Thursday, December 06, 2007

Piking in the past

The internet can be a great place. Out of copyright publications can be read by anyone. Two ancient tomes that mention pike fishing are now available in cyberspace.

The first, A treatyse of fysshynge wyth an Angle by Dame Juliana Berners. was published in 1496 and is reputed to contain the first mention of deadbaiting for pike.

"Take a roche or a fresh hering, & a wyre with a hoke in the ende & put it in at the mouth, & on by the taile down by the ridge of the fresh herying, & than put your lyne of your hoke in after, and draw the hoke into the cheke of the fresh hering, than put a plumbe of lead vpon your lyne a yerde long from your hooke and a flote in mydway betwene, and cast it in a pyt where the pyke vse, and this is the best and moste surest craft to take the pyke. And three maner of taking him there is. Take a frosshe & put it on your hoke at the necke betweene the skin and the body, on the back half, & put on a flote a yerd there in, and cast it where the pike haunteth, & ye shall haue hym."

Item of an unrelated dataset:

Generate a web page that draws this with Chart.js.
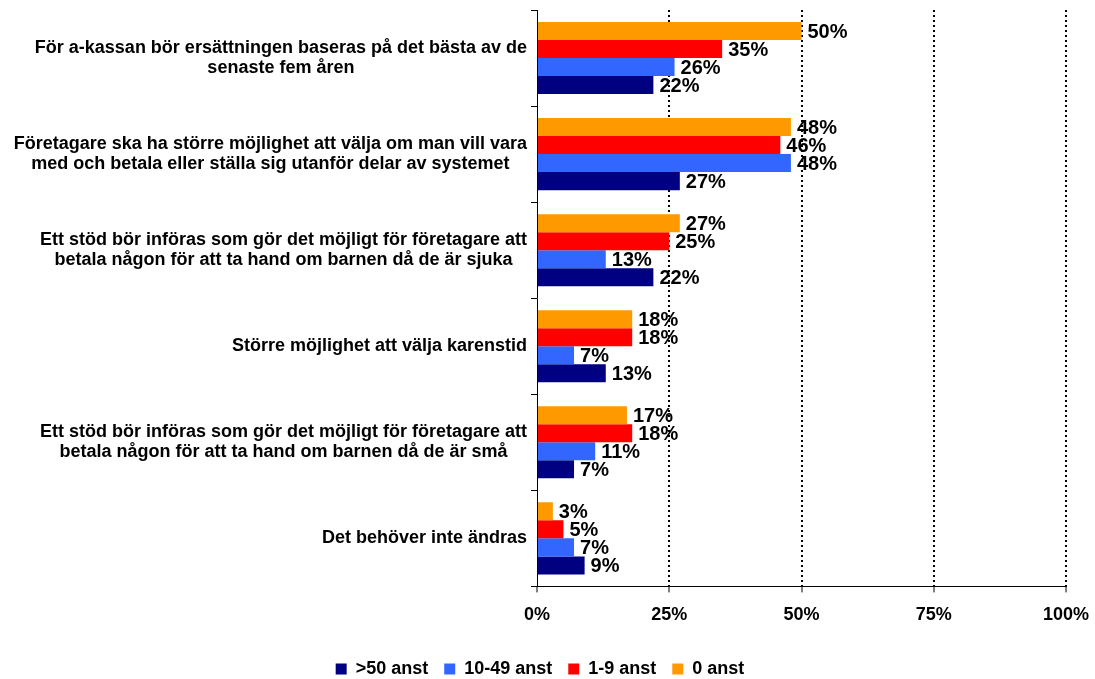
<!DOCTYPE html>
<html>
<head>
<meta charset="utf-8">
<script src="https://cdn.jsdelivr.net/npm/chart.js@4/dist/chart.umd.min.js"></script>
<style>
  html, body { margin: 0; padding: 0; background: #fff; }
  #wrap { width: 1095px; height: 679px; }
</style>
</head>
<body>
<div id="wrap"><canvas id="myChart"></canvas></div>
<script>
const categories = [
    ["För a-kassan bör ersättningen baseras på det bästa av de", "senaste fem åren"],
    ["Företagare ska ha större möjlighet att välja om man vill vara", "med och betala eller ställa sig utanför delar av systemet"],
    ["Ett stöd bör införas som gör det möjligt för företagare att", "betala någon för att ta hand om barnen då de är sjuka"],
    ["Större möjlighet att välja karenstid"],
    ["Ett stöd bör införas som gör det möjligt för företagare att", "betala någon för att ta hand om barnen då de är små"],
    ["Det behöver inte ändras"]
];

const anst0 = [50, 48, 27, 18, 17, 3];
const anst1to9 = [35, 46, 25, 18, 18, 5];
const anst10to49 = [26, 48, 13, 7, 11, 7];
const anst50plus = [22, 27, 22, 13, 7, 9];

const xTicks = [0, 25, 50, 75, 100];

const FONT = "'Liberation Sans', Arial, sans-serif";

// draws the value labels next to each bar and the category labels on the left
const labelsPlugin = {
    id: "labels",
    afterDatasetsDraw: (chart) => {
        const ctx = chart.ctx;
        ctx.save();
        ctx.fillStyle = "#000";
        ctx.font = "bold 20px " + FONT;
        ctx.textAlign = "left";
        ctx.textBaseline = "middle";
        chart.data.datasets.forEach((ds, i) => {
            chart.getDatasetMeta(i).data.forEach((bar, j) => {
                ctx.fillText(ds.data[j] + "%", bar.x + 6, bar.y + 1);
            });
        });

        const yScale = chart.scales.y;
        ctx.font = "bold 18px " + FONT;
        ctx.textAlign = "center";
        const right = chart.chartArea.left - 10;
        categories.forEach((lines, i) => {
            const cy = yScale.getPixelForValue(i);
            var widest = 0;
            lines.forEach((l) => { widest = Math.max(widest, ctx.measureText(l).width); });
            const cx = right - widest / 2;
            const lh = 20;
            const top = cy - (lines.length - 1) * lh / 2;
            lines.forEach((l, k) => ctx.fillText(l, cx, top + k * lh));
        });
        ctx.restore();
    }
};

function main() {
    const ctx = document.getElementById("myChart").getContext("2d");

    new Chart(ctx, {
        type: "bar",
        data: {
            labels: categories.map((c) => c.join(" ")),
            datasets: [
                { label: "0 anst", data: anst0, backgroundColor: "#FF9900" },
                { label: "1-9 anst", data: anst1to9, backgroundColor: "#FF0000" },
                { label: "10-49 anst", data: anst10to49, backgroundColor: "#3366FF" },
                { label: ">50 anst", data: anst50plus, backgroundColor: "#000080" }
            ]
        },
        options: {
            indexAxis: "y",
            responsive: true,
            maintainAspectRatio: false,
            animation: false,
            layout: { padding: { top: 10, right: 29, left: 14, bottom: -9 } },
            datasets: {
                bar: { categoryPercentage: 0.75, barPercentage: 1.0 }
            },
            scales: {
                x: {
                    min: 0,
                    max: 100,
                    afterBuildTicks: (scale) => {
                        scale.ticks = xTicks.map((v) => ({ value: v }));
                    },
                    afterFit: (scale) => {
                        scale.paddingRight = 0;
                        scale.paddingLeft = 0;
                        scale.height += 6;
                    },
                    ticks: {
                        color: "#000",
                        font: { family: FONT, size: 18, weight: "bold" },
                        padding: 12,
                        callback: (v) => v + "%"
                    },
                    grid: {
                        color: (c) => (c.tick && c.tick.value === 0 ? "rgba(0,0,0,0)" : "#000"),
                        tickColor: "#000",
                        lineWidth: 2,
                        tickWidth: 1,
                        tickBorderDash: [],
                        tickLength: 6
                    },
                    border: { display: true, color: "#000", width: 1, dash: [2, 3] }
                },
                y: {
                    afterFit: (scale) => { scale.width = 523; },
                    ticks: { display: false },
                    grid: {
                        drawOnChartArea: false,
                        drawTicks: true,
                        tickLength: 6,
                        color: "#000",
                        offset: true
                    },
                    border: { display: true, color: "#000", width: 1 }
                }
            },
            plugins: {
                legend: {
                    position: "bottom",
                    reverse: true,
                    labels: {
                        color: "#000",
                        font: { family: FONT, size: 18, weight: "bold" },
                        boxWidth: 11,
                        boxHeight: 11,
                        padding: 16
                    }
                },
                tooltip: { enabled: false }
            }
        },
        plugins: [labelsPlugin]
    });
}

main();
</script>
</body>
</html>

The second we have found is Izzac Walton's classic, The Compleat Angler. You can skip straight to the pike fishing chapter here.

"And for your dead-baits for a pike, for that you may be taught by one day's going a-fishing with me, or any other body that fishes for him; for the baiting your hook with a dead Gudgeon or a Roach, and moving it up and down the water, is too easy a thing to take up any time to direct you to do it: and yet, because I cut you short in that, I will commute for it by telling you that that was told me for a secret. It is this:

Dissolve gum of ivy in oil of spike, and therewith anoint your dead-bait for a pike; and then cast it into a likely place, and when it has lain in a short time at the bottom, draw it towards the top of the water and so up the stream: and it is more than likely that you have a pike follow with more than common eagerness."

Who said flavoured deadbaits were new?